Richard John Bingham, the 7th Earl of Lucan, was not your archetypal murder suspect.

An Old Etonian from a well-known aristocratic family, he developed a taste for the high life after finishing National Service in 1955. He raced power boats, drove an Aston Martin and flamboyantly left his job in a merchant bank to become a professional gambler.

But as his losses mounted in the gambling clubs of Mayfair and Belgravia, the playboy peer – a father-of-three – found himself mired in debt and his marriage doomed.

It was against this background of deepening financial and domestic strife that the handsome 39-year-old is alleged to murdered his children’s nanny Sandra Rivett, mistaking her for his estranged wife, who he also allegedly attacked on November 7, 1974 before going on the run.

The Rivett murder – at the Lucan family’s home in central London – came to light after Lady Lucan ran to the local pub, the Plumbers Arms, collapsed on the floor and screamed: ‘He’s murdered the nanny and he’s after the children.’ Mrs Rivett’s body was found in a canvas US mailbag in the basement of the five-storey house at 146 Lower Belgrave Street.

But Lucan was nowhere to be seen. Although he rang his mother later that evening, and turned up at the address of a family friend in Sussex – where he had a whiskey and water and spent less than two hours – there have been no confirmed sightings of him since.

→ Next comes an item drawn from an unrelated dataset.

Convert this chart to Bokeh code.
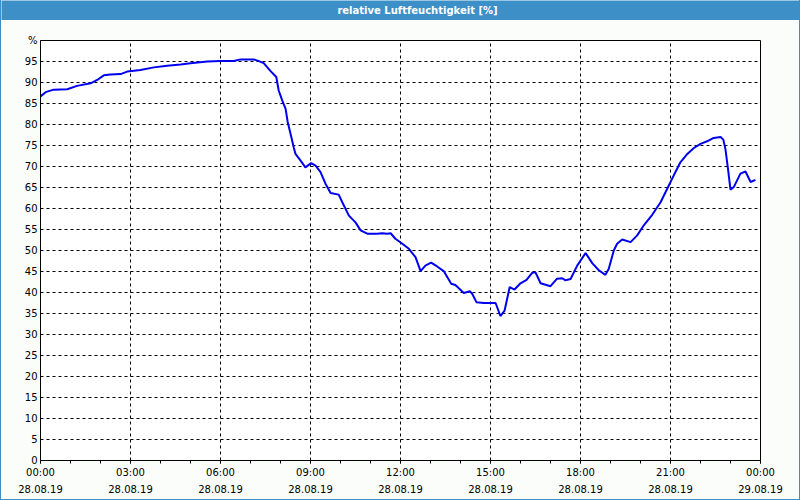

The cause of Mrs Rivett’s death was ‘blunt head injuries’. Police concluded that the lead piping found at the murder scene probably caused her injuries.

Lady Lucan had five lacerations of the skull and forehead. They were deep and jagged and if she had received these wounds to the rear of her head, they may have been fatal. She also had lacerations on the inside of her mouth.

By any standards, it was a brutal murder and could easily have been a double killing.

An inquest into the death of Mrs Rivett was held in 1975. In his absence, the jury returned the verdict: ‘Murder by Lord Lucan.’

In the five decades since, there have been dozens of supposed sightings of him in various locations in the UK and around the world – all documented in statement form and followed up by the Met. Yet Lucan has never been found and still remains wanted for murder.

Officially the case remains ‘open’, but plans for a full-scale new investigation were blocked in 2004 by senior Yard commanders, who questioned what it would achieve and at what cost. If still alive, he would be 89.